A história dos irmãos Caim e Abel e seu desfecho trágico é bastante conhecida. Faz parte das narrativas contadas e recontadas nos quatro cantos da terra.
A malquerença fratricida contada no início do Gênesis descreve bem as consequências da perda do paraíso: a harmonia e irmandade deram lugar às desavenças e segregação.
Nesse sentido, o episódio primordial daqueles irmãos espelha, de certo modo, a história de todos nós. O desentendimento de irmãos que desemboca em morte: isso exemplifica bem a condição humana, desde a sua origem.
Na narrativa bíblica (em Gn 4), Caim, não mais podendo conviver com o êxito do irmão, resolve dar cabo da situação dissimulando e atraindo Abel para uma cilada de morte.
Com o sangue derramado e clamando aos céus, o próprio Senhor vem ao encontro de Caim e o questiona:
— Onde está teu irmão?
Resposta é um pouco de ironia, sarcasmo, desaforo, cinismo, insulto. Ou uma sopa disso tudo:
— O que eu tenho a ver com a vida desse sujeito? Por que eu tenho que dar conta dele?
Aqui não quero analisar a interpelação divina ou os desdobramentos que sobrevieram ao irmão assassino. Quero aproveitar a retórica debochada para pensar o quanto Caim estava equivocado.
Por que tenho que dar conta onde está meu irmão?
E aqui eu identifico pelo menos cinco respostas:
1. Porque só me reconheço enquanto ser humano diante do outro. Ou seja, minha identidade depende do outro.
O Deus que nos criou é constituído em relacionamento Trinitário. Nós, criados a sua imagem e semelhança, só o refletimos à medida que nos relacionamos. Somos seres relacionais por constituição e semelhança com o Criador, então para que eu possa ter minha identidade perfeitamente constituída eu preciso dar conta onde está meu irmão.
É bem provável que muitos homens e mulheres de hoje tenham sua humanidade fragilizada por não olharem para o outro.
2. Porque o Deus que adoro busca pelo próximo. Ou seja, minha adoração a Deus tem que refletir minha preocupação com o próximo.

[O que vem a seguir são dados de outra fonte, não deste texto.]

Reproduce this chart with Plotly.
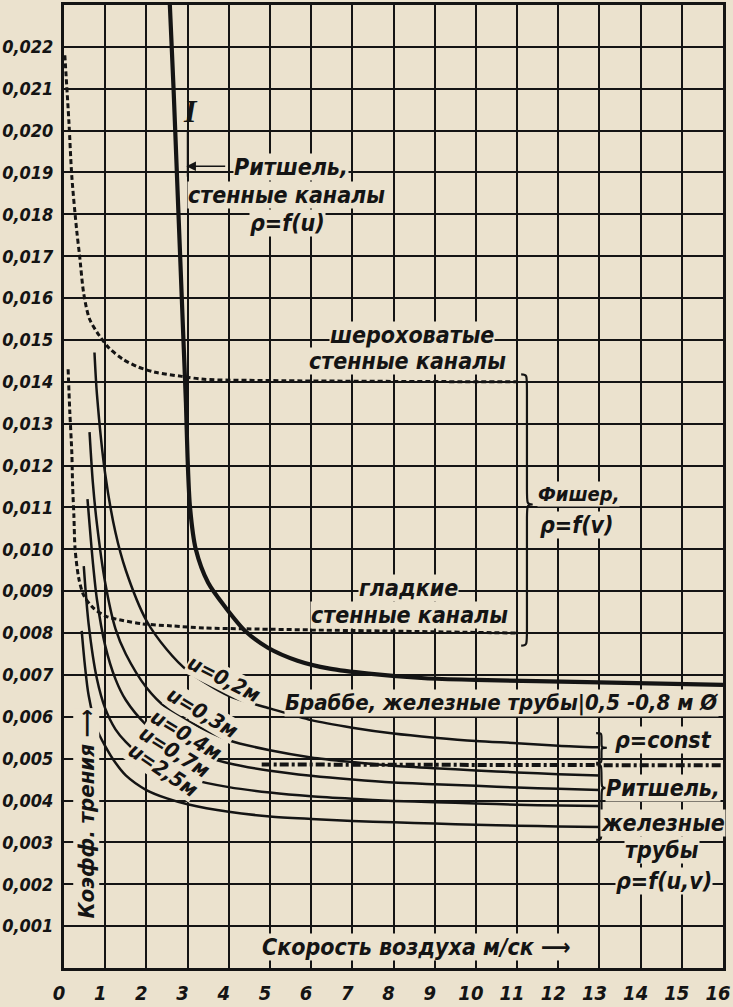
import plotly.graph_objects as go

# ---------------- data ----------------
x_tick_vals = [0, 1, 2, 3, 4, 5, 6, 7, 8, 9, 10, 11, 12, 13, 14, 15, 16]
x_tick_text = ["0", "1", "2", "3", "4", "5", "6", "7", "8", "9", "10", "11", "12", "13", "14", "15", "16"]
y_tick_vals = [0.001, 0.002, 0.003, 0.004, 0.005, 0.006, 0.007, 0.008, 0.009, 0.010, 0.011,
               0.012, 0.013, 0.014, 0.015, 0.016, 0.017, 0.018, 0.019, 0.020, 0.021, 0.022]
y_tick_text = ["0,001", "0,002", "0,003", "0,004", "0,005", "0,006", "0,007", "0,008", "0,009", "0,010", "0,011",
               "0,012", "0,013", "0,014", "0,015", "0,016", "0,017", "0,018", "0,019", "0,020", "0,021", "0,022"]

# Ritschel, wall channels, rho=f(u)  (curve I)
ritschel_wall_v = [2.57, 2.66, 2.74, 2.82, 2.90, 2.96, 3.0, 3.06, 3.2, 3.5, 3.93, 4.4, 4.95, 5.67, 6.45, 7.4, 8.76, 10.0, 12.7, 16.0]
ritschel_wall_k = [0.0230, 0.0210, 0.0190, 0.0170, 0.0150, 0.0135, 0.0122, 0.0110, 0.0100, 0.0092, 0.0086, 0.00805,
                   0.00765, 0.00734, 0.00715, 0.00703, 0.00692, 0.00688, 0.00683, 0.00676]

# Fischer, rough wall channels
fischer_rough_v = [0.02, 0.12, 0.19, 0.31, 0.38, 0.48, 0.62, 0.86, 1.1, 1.43, 1.81, 2.21, 2.86, 3.4, 5.0, 8.0, 11.0]
fischer_rough_k = [0.0218, 0.0202, 0.0189, 0.0176, 0.0170, 0.0161, 0.0155, 0.0151, 0.0148, 0.01454, 0.01435,
                   0.01423, 0.01413, 0.01406, 0.01403, 0.01401, 0.0140]

# Fischer, smooth wall channels
fischer_smooth_v = [0.1, 0.14, 0.19, 0.21, 0.24, 0.27, 0.36, 0.48, 0.71, 1.02, 1.43, 1.9, 2.62, 3.4, 4.43, 7.0, 11.0]
fischer_smooth_k = [0.0143, 0.0133, 0.0123, 0.0115, 0.0108, 0.0100, 0.0093, 0.0089, 0.0086, 0.0084, 0.0083,
                    0.00822, 0.00817, 0.00812, 0.0081, 0.00806, 0.0080]

# Ritschel, iron pipes, rho=f(u,v)
u02_v = [0.74, 0.8, 1.0, 1.25, 1.5, 2.0, 2.5, 3.0, 4.0, 5.0, 6.0, 7.0, 8.0, 9.0, 10.0, 11.0, 12.0, 13.0]
u02_k = [0.0147, 0.0137, 0.0118, 0.0104, 0.0095, 0.0083, 0.0076, 0.0071, 0.0065, 0.0062, 0.00592, 0.00574,
         0.0056, 0.0055, 0.00542, 0.00537, 0.00531, 0.00527]
u03_v = [0.62, 0.7, 0.8, 1.0, 1.25, 1.5, 2.0, 2.5, 3.0, 4.0, 5.0, 6.0, 7.0, 8.0, 9.0, 10.0, 11.0, 12.0, 13.0]
u03_k = [0.0128, 0.0116, 0.0106, 0.0092, 0.0081, 0.0075, 0.0067, 0.0062, 0.0059, 0.00544, 0.0052, 0.00503,
         0.00492, 0.00483, 0.00477, 0.00472, 0.00467, 0.00463, 0.0046]
u04_v = [0.57, 0.7, 0.8, 1.0, 1.25, 1.5, 2.0, 2.5, 3.0, 4.0, 5.0, 6.0, 7.0, 8.0, 9.0, 10.0, 11.0, 12.0, 13.0]
u04_k = [0.0112, 0.0097, 0.0088, 0.0077, 0.0069, 0.0064, 0.0058, 0.0054, 0.00518, 0.00489, 0.00471, 0.00459,
         0.0045, 0.00443, 0.00439, 0.00435, 0.00431, 0.00428, 0.00425]
u07_v = [0.48, 0.6, 0.8, 1.0, 1.25, 1.5, 2.0, 2.5, 3.0, 4.0, 5.0, 6.0, 7.0, 8.0, 9.0, 10.0, 11.0, 12.0, 13.0]
u07_k = [0.0096, 0.0082, 0.0069, 0.0062, 0.0057, 0.0054, 0.00497, 0.0047, 0.00453, 0.00432, 0.00419, 0.0041,
         0.00404, 0.00399, 0.00396, 0.00393, 0.0039, 0.00388, 0.00387]
u25_v = [0.43, 0.5, 0.6, 0.8, 1.0, 1.25, 1.5, 2.0, 2.5, 3.0, 4.0, 5.0, 6.0, 7.0, 8.0, 9.0, 10.0, 11.0, 12.0, 13.0]
u25_k = [0.00805, 0.0073, 0.0065, 0.0057, 0.0053, 0.0049, 0.0046, 0.00425, 0.00405, 0.00391, 0.00373, 0.00362,
         0.00356, 0.00351, 0.00348, 0.00345, 0.00342, 0.0034, 0.00338, 0.00337]

# Brabbe, iron pipes 0.5-0.8 m, rho=const
brabbe_v = [4.8, 16.0]
brabbe_k = [0.00486, 0.00484]

# ---------------- styling ----------------
PAPER = "#ebe2ce"
INK = "#141414"
FONT = "DejaVu Sans Condensed, Liberation Sans Narrow, DejaVu Sans, sans-serif"

fig = go.Figure()


def add_line(xs, ys, width, dash="solid", shape="spline"):
    fig.add_trace(go.Scatter(x=xs, y=ys, mode="lines",
                             line=dict(color=INK, width=width, dash=dash, shape=shape, smoothing=0.8),
                             hoverinfo="skip", showlegend=False))


add_line(fischer_rough_v, fischer_rough_k, 3, "5px,3px")
add_line(fischer_smooth_v, fischer_smooth_k, 3, "5px,3px")
add_line(u02_v, u02_k, 2.5)
add_line(u03_v, u03_k, 2.5)
add_line(u04_v, u04_k, 2.5)
add_line(u07_v, u07_k, 2.5)
add_line(u25_v, u25_k, 2.5)
add_line(brabbe_v, brabbe_k, 4, "9px,3px,3px,3px", "linear")
add_line(ritschel_wall_v, ritschel_wall_k, 4.2)


def brace(x0, ytop, ybot, ymid, w, d):
    xm = x0 + w * 0.5
    xt = x0 + w
    return (f"M {x0},{ytop} C {xm},{ytop} {xm},{ytop} {xm},{ytop - d} "
            f"L {xm},{ymid + d} C {xm},{ymid} {xm},{ymid} {xt},{ymid} "
            f"C {xm},{ymid} {xm},{ymid} {xm},{ymid - d} "
            f"L {xm},{ybot + d} C {xm},{ybot} {xm},{ybot} {x0},{ybot}")


shapes = [
    dict(type="path", path=brace(11.1, 0.01418, 0.0077, 0.01107, 0.28, 0.0004),
         xref="x", yref="y", line=dict(color=INK, width=2.2)),
    dict(type="path", path=brace(12.92, 0.00561, 0.00490, 0.00526, 0.26, 0.00012),
         xref="x", yref="y", line=dict(color=INK, width=2.2)),
    dict(type="path", path=brace(12.92, 0.00486, 0.00306, 0.0043, 0.26, 0.0003),
         xref="x", yref="y", line=dict(color=INK, width=2.2)),
    dict(type="line", x0=3.0, x1=3.0, y0=0.02000, y1=0.01890, xref="x", yref="y",
         line=dict(color=INK, width=1.6)),
]

anns = []


def txt(s, x, y, size=23, angle=0, family=FONT, weight="bold", bg=True, xanchor="center"):
    anns.append(dict(text=s, x=x, y=y, xref="x", yref="y", showarrow=False, textangle=angle,
                     xanchor=xanchor, yanchor="middle",
                     font=dict(family=family, size=size, color=INK, style="italic", weight=weight),
                     bgcolor=PAPER if bg else None, borderpad=0))


txt("I", 3.08, 0.02048, size=32, family="Liberation Serif, DejaVu Serif, serif", weight="bold", bg=False)
txt("Ритшель,", 5.5, 0.01914)
txt("стенные каналы", 5.41, 0.01846)
txt("ρ=f(u)", 5.43, 0.01779)
txt("шероховатые", 8.45, 0.01513)
txt("стенные каналы", 8.35, 0.01450)
txt("Фишер,", 12.5, 0.01131, size=20)
txt("ρ=f(v)", 12.45, 0.01059)
txt("гладкие", 8.37, 0.00907)
txt("стенные каналы", 8.39, 0.00843)
txt("u=0,2м", 3.89, 0.00691, size=21, angle=27)
txt("u=0,3м", 3.36, 0.00608, size=21, angle=31)
txt("u=0,4м", 2.96, 0.00556, size=21, angle=31)
txt("u=0,7м", 2.67, 0.00515, size=21, angle=32)
txt("u=2,5м", 2.40, 0.00473, size=21, angle=34)
txt("Браббе, железные трубы|0,5 -0,8 м Ø", 10.63, 0.00632, size=22)
txt("ρ=const", 14.55, 0.00544)
txt("Ритшель,", 14.55, 0.0043)
txt("железные", 14.55, 0.00347)
txt("трубы", 14.52, 0.00283)
txt("ρ=f(u,v)", 14.57, 0.00207)
txt("Коэфф. трения ⟶", 0.55, 0.00368, angle=-90, size=22)
txt("Скорость воздуха м/ск ⟶", 8.55, 0.0005, size=23)

# arrow pointing to curve I
anns.append(dict(x=2.97, y=0.01915, ax=3.95, ay=0.01915, xref="x", yref="y", axref="x", ayref="y",
                 text="", showarrow=True, arrowhead=2, arrowsize=1.2, arrowwidth=1.6, arrowcolor=INK))

fig.update_layout(
    width=733, height=1007,
    margin=dict(l=62, r=7, t=2, b=38),
    paper_bgcolor=PAPER, plot_bgcolor=PAPER,
    showlegend=False,
    shapes=shapes, annotations=anns,
    xaxis=dict(range=[0, 16], tickvals=x_tick_vals, ticktext=x_tick_text,
               showgrid=True, gridcolor=INK, gridwidth=2, zeroline=False,
               showline=True, linecolor=INK, linewidth=3, mirror=True, ticks="",
               tickfont=dict(family=FONT, size=20, color=INK, style="italic", weight="bold"),
               ticklabelstandoff=5, ticklabeloverflow="allow", ticklabelshift=-5),
    yaxis=dict(range=[0, 0.023], tickvals=y_tick_vals, ticktext=y_tick_text,
               showgrid=True, gridcolor=INK, gridwidth=2, zeroline=False,
               showline=True, linecolor=INK, linewidth=3, mirror=True, ticks="",
               tickfont=dict(family=FONT, size=18, color=INK, style="italic", weight="bold"),
               ticklabelstandoff=4),
)

fig.write_html("out.html", config={"displayModeBar": False},
               post_script="document.body.style.margin='0';document.body.style.background='" + PAPER + "';")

Se o primeiro mandamento me aponta na vertical para um Deus único que exige adoração, o segundo, semelhante a esse, me descortina o horizontal. Logo, para que minha adoração e culto sejam aceitos perante o Senhor eu preciso dar conta onde está meu irmão.
Talvez aqui esteja o motivo de tantos cultos vazios de adoração - embora cheios de rituais, barulho e música - pois lhes falta a busca pelo próximo.
3. Porque nossa sobrevivência, enquanto espécie ou indivíduos, depende da participação de todos. Ou seja, minha vida só subsiste na interação com o meu irmão.
Isso vale também para nossa sobrevivência como servos de Cristo. Cristo fundou a sua igreja e cuidou para a vida e saúde espiritual dos salvos acontecessem em comunidade. Então implica que para eu possa viver meu cristianismo de modo saudável eu preciso dar conta onde está meu irmão.
Sem dúvida é por tal razão que cristãos hoje de vida e compromisso nominal com o Senhor experimentem um decaimento espiritual ao lhes engajamento com a sua igreja.
4. Porque é bom viver em comunidade. Ninguém é uma ilha. Ou seja, minha vida é melhor quando estou em contato com pessoas que me aprazem.
Entendo que a fala divina lá no início sobre como não é bom que o homem esteja só pode ser aplicada aqui sem dilapidar o texto. É ruim viver só. Por outro lado, uma boa companhia alegra e traz colorida à vida. É por isso que eu preciso dar conta onde está meu irmão.
Há muita gente irritada e irritante por aí - gente de vida chata! E certamente eles são assim por se isolarem de boas amizades e irmandades.
5. Porque o futuro é construção coletiva. Ou seja, meu porvir depende do que fazemos juntos hoje.
Eu sei e creio piamente na obra da graça e em como Cristo virá para resgatar os seus e restaurar a história. Mas é indiscutível que aquilo que fazemos agora implica mutuamente naquilo que nos acontecerá. Daí que para aguardar o futuro eu preciso dar conta onde está meu irmão.
Essa é a razão porque alguns olham para frente e sofrem ansiedade e angústia. O futuro parece cinzento e sombrio porque falta a tantos um projeto digno de vida coletiva.
Assim posso concluir ecoando as palavras do Salmo:
Como é gostoso o elo entre os irmãos. Parece o orvalho que desce suavemente fecundando os montes (Sl 133).